In the below code snippet, we pass in our queries that we will be vectorizing and using to search our index for relevant documents.

def get_query_list(queries):
    q = {}
    cwd = os.getcwd()
    for filename in os.listdir(cwd+queries):
        if filename == 'train.tsv':
           with open(cwd+queries, 'r') as f:
                for line in f:
                    (key, value) = line.split()
                    q[key]=value
    return q

In the below snippet, we utilized our SentenceTransformed to generate our embeddings

def get_sentenceTransfomrer_embedding(self,text):
    return self.model.encode(text)

This method is where we make our actual runs utilizing the queries that were passed in.

def make_run(self):
    listOfResults = []
    q = self.get_query_list(queries)
    self.create_index(self)
    self.Ingesting(self,documents)
    for value in q:
       results = es.search(
       knn={'field':'embedding',
              'query_vector':self.get_embedding(value),
                   'num_candidates': 100,
                                    'k': 10,
           },
                size = 10
         )

In the below code snippet, we define a Python function to allow us to show the results of the vector search

def show_results(results):
    for result in results:
        print(f'{result["fields"]["title"]}\nScore: {result["_score"]}\n')
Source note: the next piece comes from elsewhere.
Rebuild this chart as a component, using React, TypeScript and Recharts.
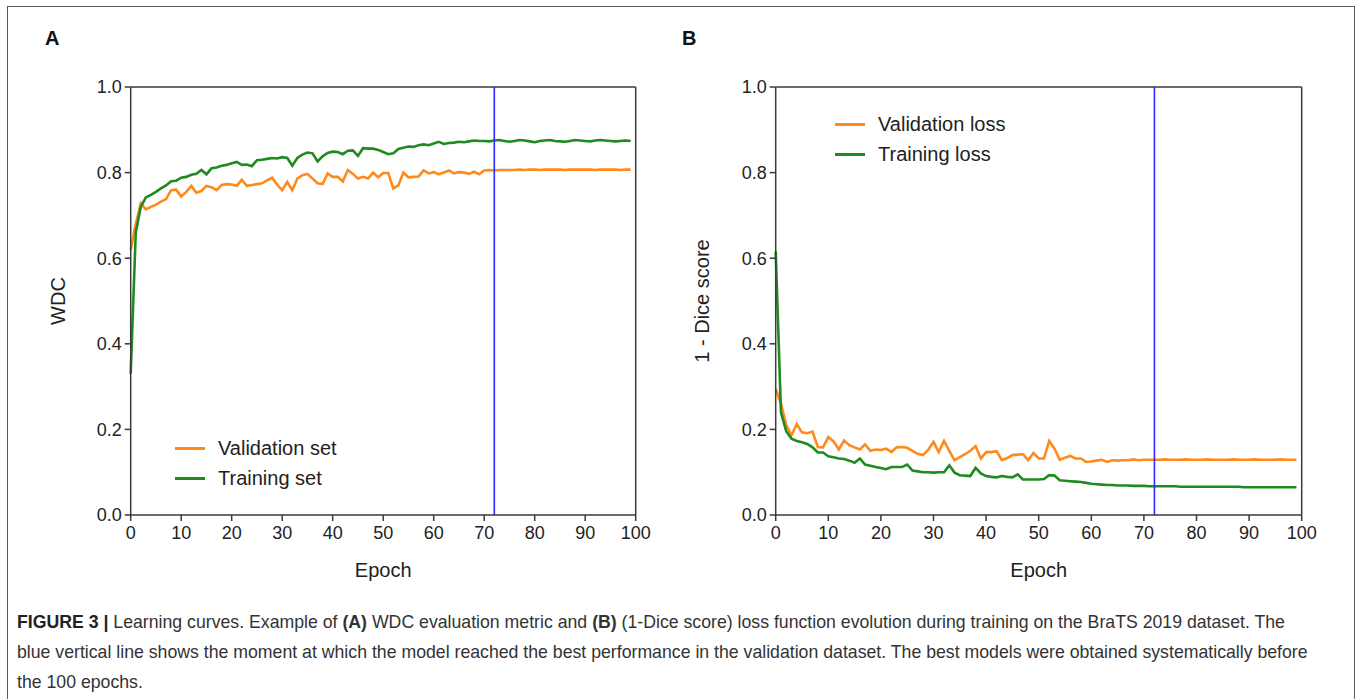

In this article, we developed an information retrieval system built on top of elastic search and then ran k-nearest neighbors against the documents we’ve ingested into our database, ranked documents, and returned relevant documents. In the following articles of this series, we will focus on different methods to generate embeddings and return relevant documents. We will then show how to compare the temporal performance of these embeddings utilizing temporally distant data.